2. But the defendant ignored the interrogatories and it was not until motion to compel answers was filed by plaintiff that he finally responded and objected to being required to answer in a way that might tend to incriminate him or work a forfeiture of his estate. Attorney fees are sought under the provisions of Code Ann. § 81A-137, post. It is true that the discovery was sought under Code Ann. § 38-1201, as amended, but that statute expressly provided that said discovery would be "in accordance with the provisions of Chapter 38-21." Chapter 38-21 was repealed by the Civil Practice Act in 1966, but its provisions were re-written into Code Ann. §§ 81A-126 through 81A-137 (Ga. L. 1966, pp. 609, 650; 1967, pp. 226, 235; 1970, p. 157; 1972, pp. 510, 530).
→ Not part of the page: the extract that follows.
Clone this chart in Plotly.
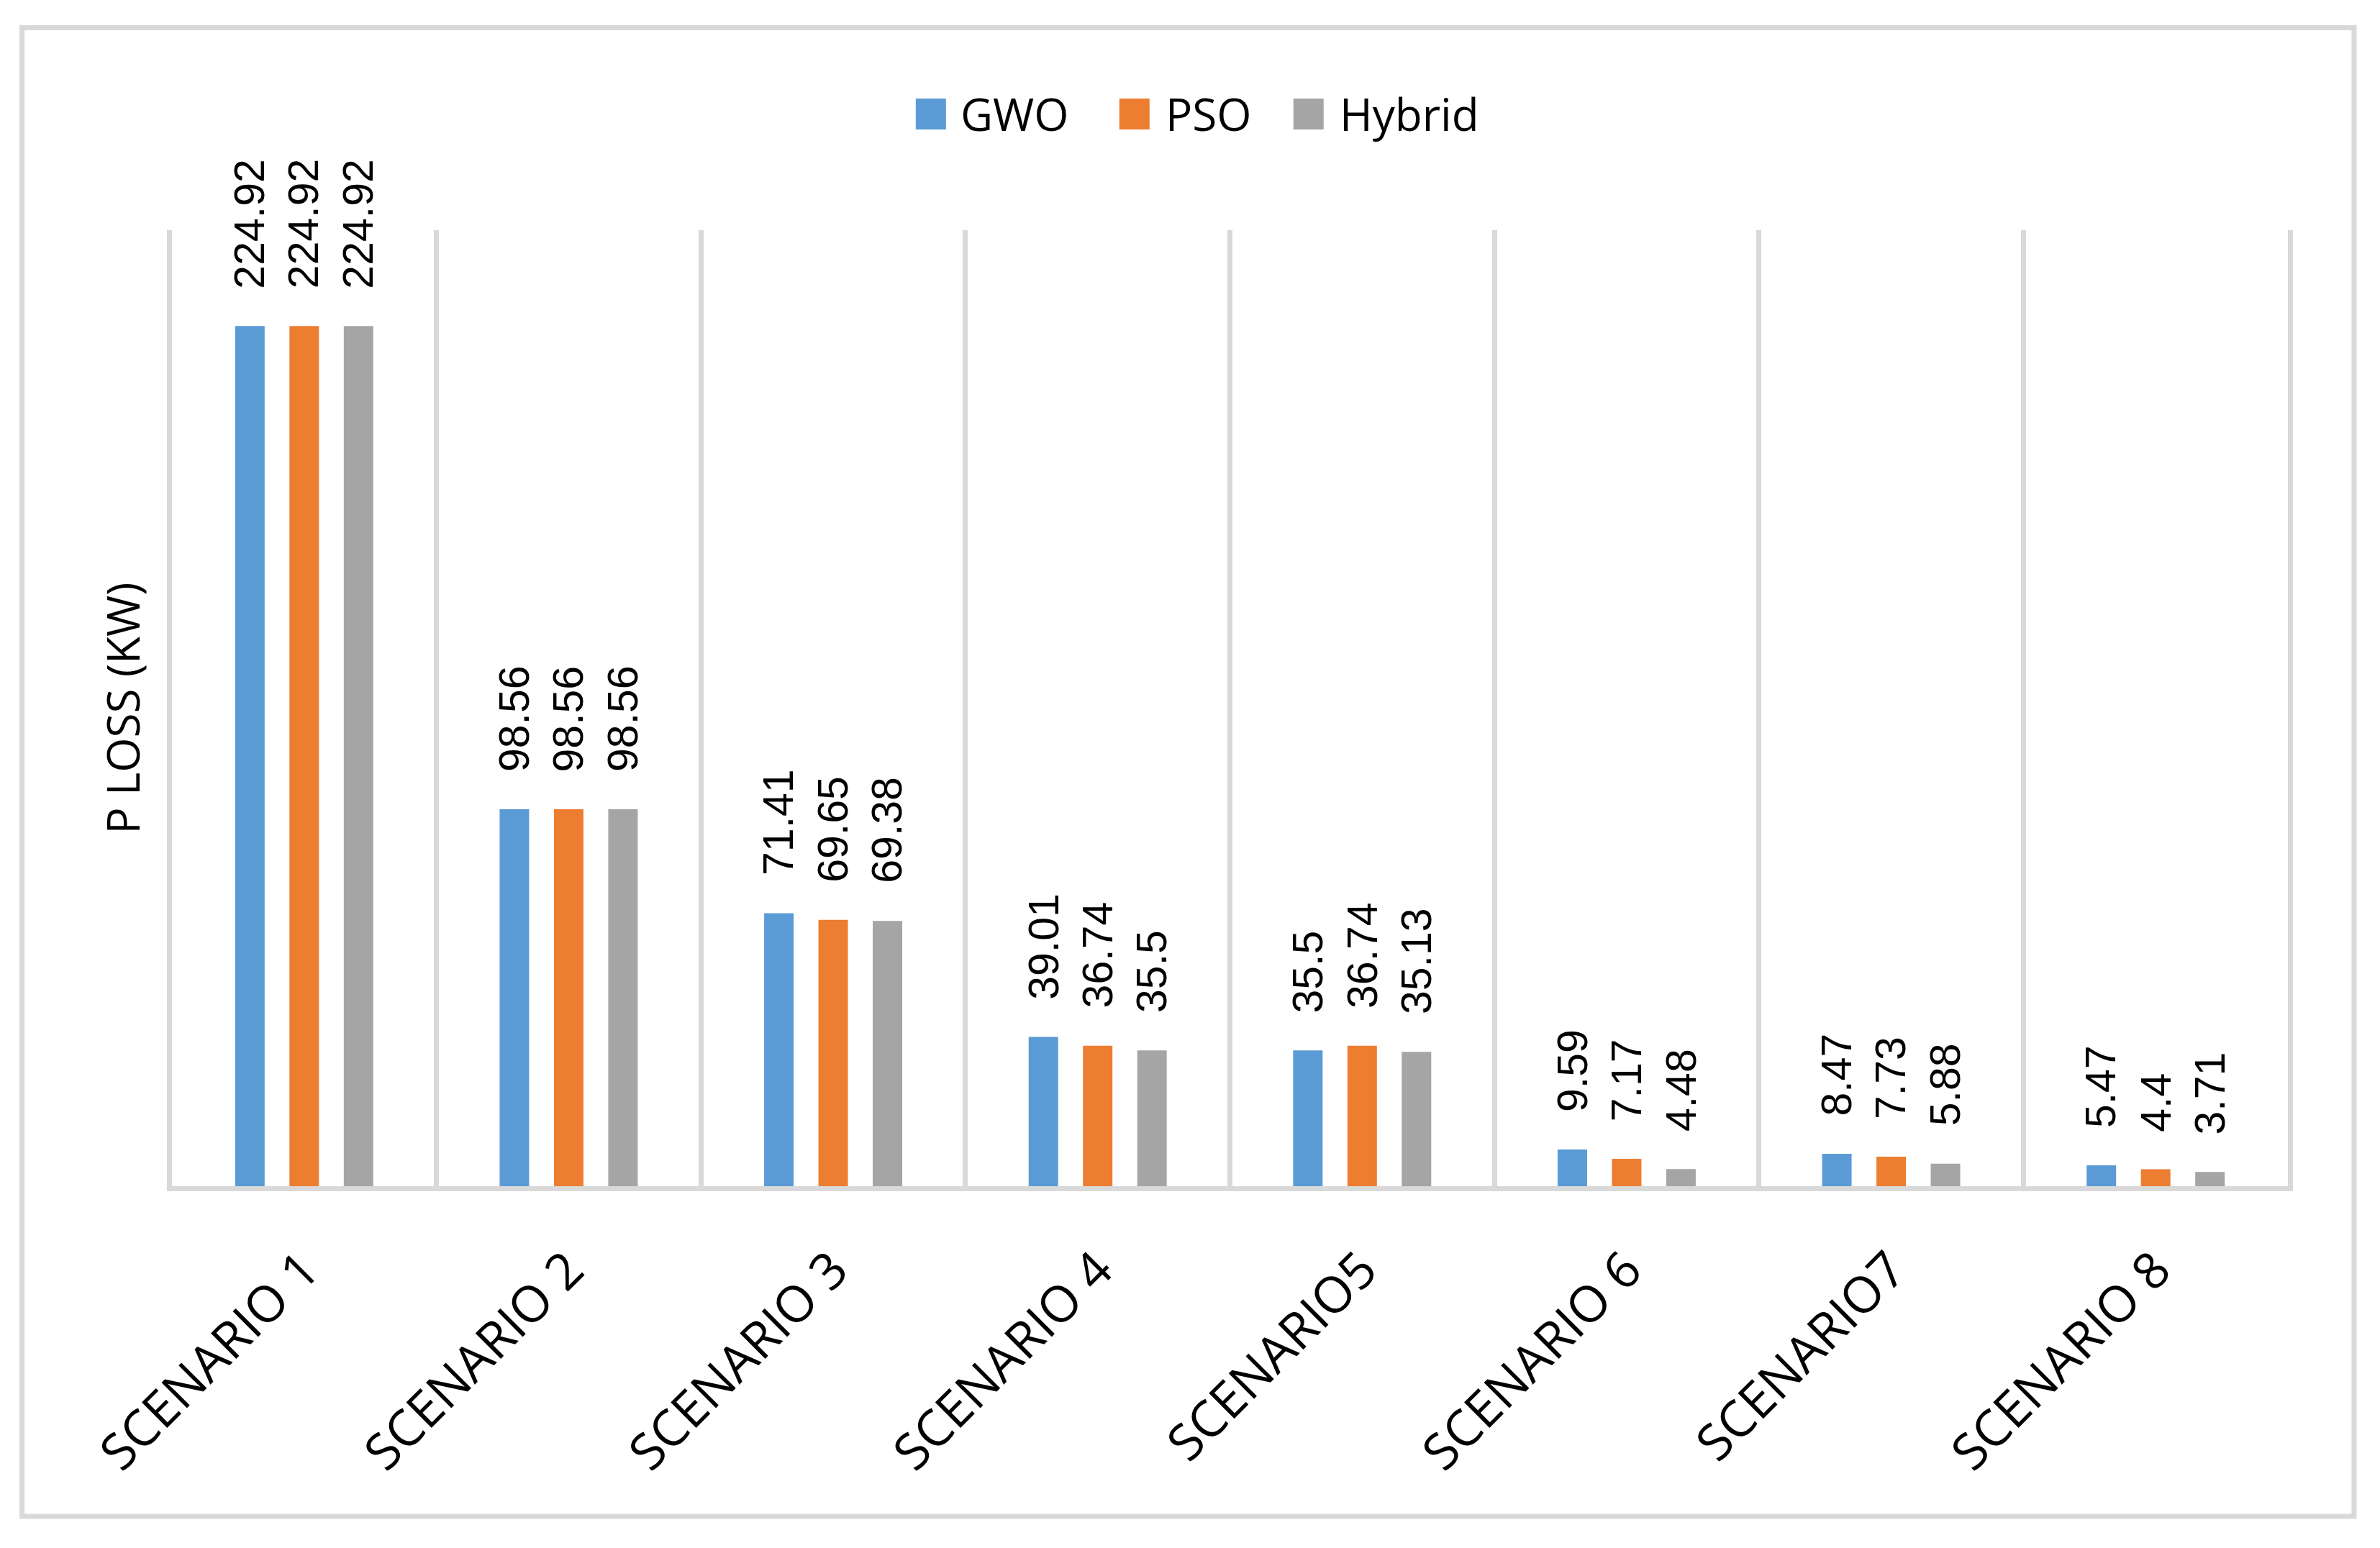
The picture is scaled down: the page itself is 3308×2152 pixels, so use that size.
import plotly.graph_objects as go

# ---- data ----
categories = ["SCENARIO 1", "SCENARIO 2", "SCENARIO 3", "SCENARIO 4",
              "SCENARIO5", "SCENARIO 6", "SCENARIO7", "SCENARIO 8"]
series_names = ["GWO", "PSO", "Hybrid"]
gwo = [224.92, 98.56, 71.41, 39.01, 35.5, 9.59, 8.47, 5.47]
pso = [224.92, 98.56, 69.65, 36.74, 36.74, 7.17, 7.73, 4.4]
hybrid = [224.92, 98.56, 69.38, 35.5, 35.13, 4.48, 5.88, 3.71]
y_title = "P LOSS (KW)"
y_range = [0, 250]

# ---- styling / layout ----
colors = ["#5B9BD5", "#ED7D31", "#A5A5A5"]
W, H = 3308, 2152
L, R, T, B = 239, 3180.5, 320, 1649
bargap = 0.384
bargroupgap = 0.457
grid_col = "#D9D9D9"
label_font = dict(family="Liberation Sans, Arial, sans-serif", size=59, color="#000000")
text_font = dict(family="Open Sans, sans-serif", size=62, color="#000000")


def px_x(x):
    return (x - L) / (R - L)


def px_y(y):
    return (B - y) / (B - T)


fig = go.Figure()
all_series = [gwo, pso, hybrid]
for name, vals, col in zip(series_names, all_series, colors):
    fig.add_trace(go.Bar(name=name, x=categories, y=vals,
                         marker=dict(color=col, line=dict(width=0)),
                         showlegend=False))

# data labels (rotated, above bars)
slot = (1 - bargap) / 3
annotations = []
for j, vals in enumerate(all_series):
    for i, v in enumerate(vals):
        annotations.append(dict(
            x=i + (j - 1) * slot, y=v, xref="x", yref="y",
            text=f"{v:g}", showarrow=False, textangle=-90,
            xanchor="center", yanchor="bottom", yshift=50,
            font=label_font))

# manual legend
legend_sq = [(1273, 1315), (1556, 1598), (1798, 1840)]
legend_text_x = [1333, 1618, 1860]
shapes = []
for (x0, x1), tx, name, col in zip(legend_sq, legend_text_x, series_names, colors):
    shapes.append(dict(type="rect", xref="paper", yref="paper",
                       x0=px_x(x0), x1=px_x(x1), y0=px_y(180), y1=px_y(137),
                       fillcolor=col, line=dict(width=0)))
    annotations.append(dict(x=px_x(tx), y=px_y(158), xref="paper", yref="paper",
                            text=name, showarrow=False, xanchor="left",
                            yanchor="middle", font=text_font))

# outer chart border
shapes.append(dict(type="rect", xref="paper", yref="paper",
                   x0=px_x(30.5), x1=px_x(3272.5), y0=px_y(2108), y1=px_y(38.5),
                   line=dict(color=grid_col, width=7), fillcolor="rgba(0,0,0,0)",
                   layer="below"))

fig.update_layout(
    width=W, height=H,
    margin=dict(l=L, r=W - R, t=T, b=H - B, autoexpand=False),
    paper_bgcolor="white", plot_bgcolor="white",
    barmode="group", bargap=bargap, bargroupgap=bargroupgap,
    showlegend=False,
    shapes=shapes, annotations=annotations,
    xaxis=dict(type="category", showgrid=True, gridcolor=grid_col, gridwidth=7,
               tickson="boundaries", ticks="", showline=True, linecolor=grid_col,
               linewidth=7, tickangle=-45,
               tickfont=dict(family="Open Sans, sans-serif", size=70, color="#000000"),
               ticklabelstandoff=40, zeroline=False),
    yaxis=dict(range=y_range, showticklabels=False, showgrid=False, zeroline=False,
               showline=True, mirror=True, linecolor=grid_col, linewidth=7, ticks="",
               title=dict(text=y_title, font=text_font, standoff=20)),
)

fig.write_html("out.html", config={"displayModeBar": False},
               post_script="document.body.style.margin='0';document.body.style.overflow='hidden';")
Code Ann. § 81A-137 (a4), supra, authorizes the court to require the party whose conduct necessitated the motion to pay the moving parties reasonable expenses, "if the motion is granted." Here the dilatory party waited until the motion was filed to compel him to answer, and then filed his response before the court had the opportunity to pass upon the motion. The response was thus made here because of the motion to compel such response, and simply because it was made before the judge could pass upon the motion will not relieve the delinquent party from paying the moving party the expense provided for in the above statute. There has been a substantial compliance with the statute and the lower court's judgment in requiring payment of attorney fees is therefore properly affirmed.